Na Europa, o Império não foi menos brando: a operação Gladio, orquestrada pela Western Union, NATO e CIA, manipulou as mais variadas “democracias” europeias, entre as quais a nossa («Provavelmente, temos que atacar Portugal, qualquer que seja o resultado, e expulsá-lo da NATO», advertiu o velho Henry Kissinger, in illo tempore), empregou práticas de pressão com agentes infiltrados (em muitos casos, nas universidades), usou a técnica das bandeiras falsas para denegrir o activismo de esquerda, sabotou os regimes e “convidou-os a aderir” a concepções políticas pró-americanas ou, no mínimo, anticomunistas. Se isto não nos nos faz recordar factos ocorridos num certo país europeu em 2014, andamos, de facto, privados de pensamento.
O enigmático exército secreto da NATO, criado imediatamente a seguir à II Guerra Mundial, em parceria com os serviços secretos nazis, tem merecido a atenção de alguns investigadores e é o exemplo de como os sistemas políticos têm sido concebidos pela via do secretismo.
Finalmente, perguntamo-nos: é destes tipos que gostamos? Os meios de comunicação de massas, o cinema, a produção musical, a moda, enfim, toda esta cultura do mercado nos assegura que sim. Não sei. Tenho muitas dúvidas. Não me parece que a reputação dos russos tenha muito a perder, se comparada à do Império. No sistema de equivalências, quando pronunciamos a palavra “propaganda”, associamo-la à Rússia, e no entanto…; quando usamos o termo “espionagem”, vinculamo-lo à Rússia, e no entanto…; quando falamos no processo de influir na política interna de países soberanos, associamo-lo à Rússia, e no entanto…

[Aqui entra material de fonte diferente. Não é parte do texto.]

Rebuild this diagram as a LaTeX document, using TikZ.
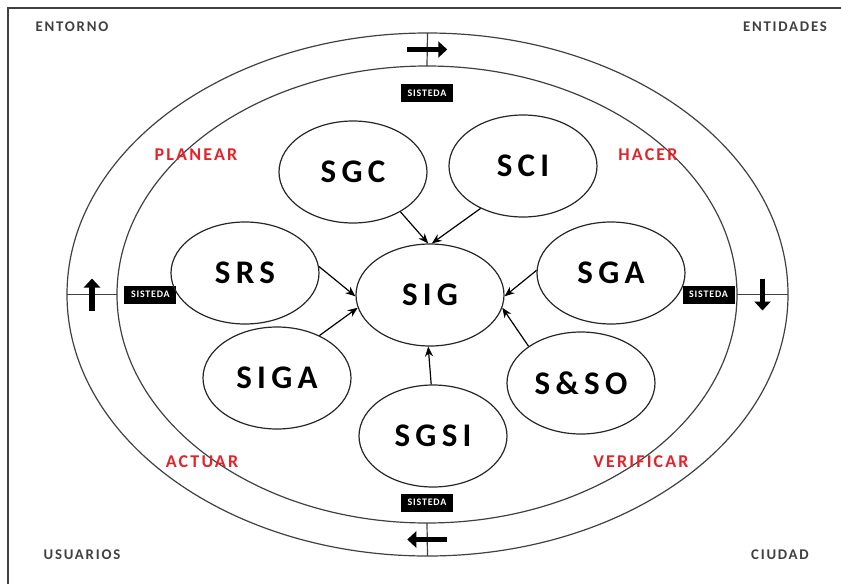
\documentclass[tikz,border=0pt]{standalone}
\usepackage{fontspec}
\newfontfamily\sisfont[LetterSpace=16]{Carlito}
\newfontfamily\etqfont[LetterSpace=12]{Carlito}
\newfontfamily\cajafont[LetterSpace=8]{Carlito}
\usetikzlibrary{arrows.meta,shapes.geometric,positioning,calc}
\definecolor{rojo}{RGB}{226,36,42}
\definecolor{gris}{RGB}{64,64,64}
\newcommand{\Sistema}[3]% pos, name, text
{\node[subsis] (#2) at (#1) {#3};
  % \node[ellipse,draw,minimum width=70pt] (#2) at (#1) {};
}
\newcommand{\Flecha}[2]%
{ \draw[->,>={Stealth[length=5pt,width=4pt]},line width=0.6pt] (#1) -- (#2);
}
\newcommand{\Giro}[3]% from, to, shift
{ \draw[line width=2.8pt,-{Triangle[length=4.5pt,width=8pt]}] ($(#1)!0.5!(#2)+#3$) -- ($(#1)!0.5!(#2)-#3$);
}
\tikzset{
  subsis/.style={ellipse,draw=black!85,line width=0.6pt,minimum width=74pt,minimum height=51pt,
    inner sep=0pt,font=\sisfont\bfseries\fontsize{16.5}{18}\selectfont},
  anillo/.style={ellipse,draw=gris,line width=0.6pt,inner sep=0pt,outer sep=0pt},
  caja/.style={fill=black,text=white,minimum width=26pt,minimum height=9pt,inner sep=0pt,
    font=\cajafont\bfseries\fontsize{5}{6}\selectfont},
  fase/.style={text=rojo,font=\etqfont\bfseries\fontsize{9}{10}\selectfont},
  esquina/.style={text=gris,font=\etqfont\bfseries\fontsize{7.4}{9}\selectfont},
  marca/.style={draw=gris,line width=0.6pt}
}
\begin{document}
\begin{tikzpicture}[x=0.5pt,y=-0.5pt]
  \useasboundingbox (0,0) rectangle (841,584);
  \draw[gris,line width=0.8pt] (8,584) -- (8,8) -- (841,8);
  % rings
  \node[anillo,minimum width=360.5pt,minimum height=261.5pt] (outer) at (427.5,294.5) {};
  \node[anillo,minimum width=310pt,minimum height=228.5pt] (inner) at (427,294.5) {};
  \draw[marca] (outer.north) -- (inner.north);
  \draw[marca] (outer.south) -- (inner.south);
  \draw[marca] (outer.west) -- (inner.west);
  \draw[marca] (outer.east) -- (inner.east);
  \Giro{outer.north}{inner.north}{(-20,0)}
  \Giro{outer.south}{inner.south}{(20,0)}
  \Giro{outer.west}{inner.west}{(0,16)}
  \Giro{outer.east}{inner.east}{(0,-16)}
  \node[caja,below=9pt of inner.north] (stop) {SISTEDA};
  \node[caja,above=5.5pt of inner.south] (sbottom) {SISTEDA};
  \node[caja,right=3.5pt of inner.west] (sleft) {SISTEDA};
  \node[caja,left=1pt of inner.east] (sright) {SISTEDA};
  % corners
  \node[esquina] (entorno) at (72,27) {ENTORNO};
  \node[esquina] (entidades) at (785,27) {ENTIDADES};
  \node[esquina] (usuarios) at (82,555) {USUARIOS};
  \node[esquina] (ciudad) at (780,555) {CIUDAD};
  % phases
  \node[fase] (planear) at (196,155) {PLANEAR};
  \node[fase] (hacer) at (648,155) {HACER};
  \node[fase] (actuar) at (202,462) {ACTUAR};
  \node[fase] (verificar) at (641,462) {VERIFICAR};
  % systems
  \Sistema{430,295}{sig}{SIG}
  \Sistema{353,172}{sgc}{SGC}
  \Sistema{523,166}{sci}{SCI}
  \Sistema{245,273}{srs}{SRS}
  \Sistema{611,273}{sga}{SGA}
  \Sistema{277,378}{siga}{SIGA}
  \Sistema{433,436}{sgsi}{SGSI}
  \Sistema{581,383}{sso}{S\&SO}
  \Flecha{sgc.-40}{sig.92}
  \Flecha{sci.-135}{sig.88}
  \Flecha{srs.5}{sig.181}
  \Flecha{sga.178}{sig.-1}
  \Flecha{siga.45}{sig.190}
  \Flecha{sso.145}{sig.-10}
  \Flecha{sgsi.92}{sig.268}
\end{tikzpicture}
\end{document}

Note-se: tenho por sectores culturais estado-unidenses, da mais variada espécie, um carinho indisfarçável e não quero que o amor à cultura russa mo subtraia. Do mesmo modo que não há-de ser uma entidade nacional e sociológica que ofuscará a realidade sólida e estável da outra. A ideia de um mundo sem uma concepção de simultaneidade e coexistência, fracturado pelo terror hegemónico do dólar e pela sobrevivência desesperada do rublo, pela expulsão da Rússia da Europa, em grande medida através da obscuridade do sotaque inglês de Washington, causa-me náuseas. Será possível evitar uma certa sensação de absurdo, como a de que a afinidade dos EUA à Europa não é de modo algum fortuita? Será possível continuar a escrever em jornais para públicos de “leitura” poliglota e polifónica, mesmo sabendo que por detrás da imprensa há grupos económicos conotados com regimes e visões ideológicas do mundo? Isto porque, como explicou Benedict Anderson, «o capitalismo, por maiores que sejam as façanhas de que é capaz, encontrou na morte e nas línguas dois tenazes adversários». Não, não tem nada que ver com bem e mal, democracia e autocracia. Essa, sim, é propaganda barata.
Artigo de opinião incluído no jornal Público em 30 de maio de 2022.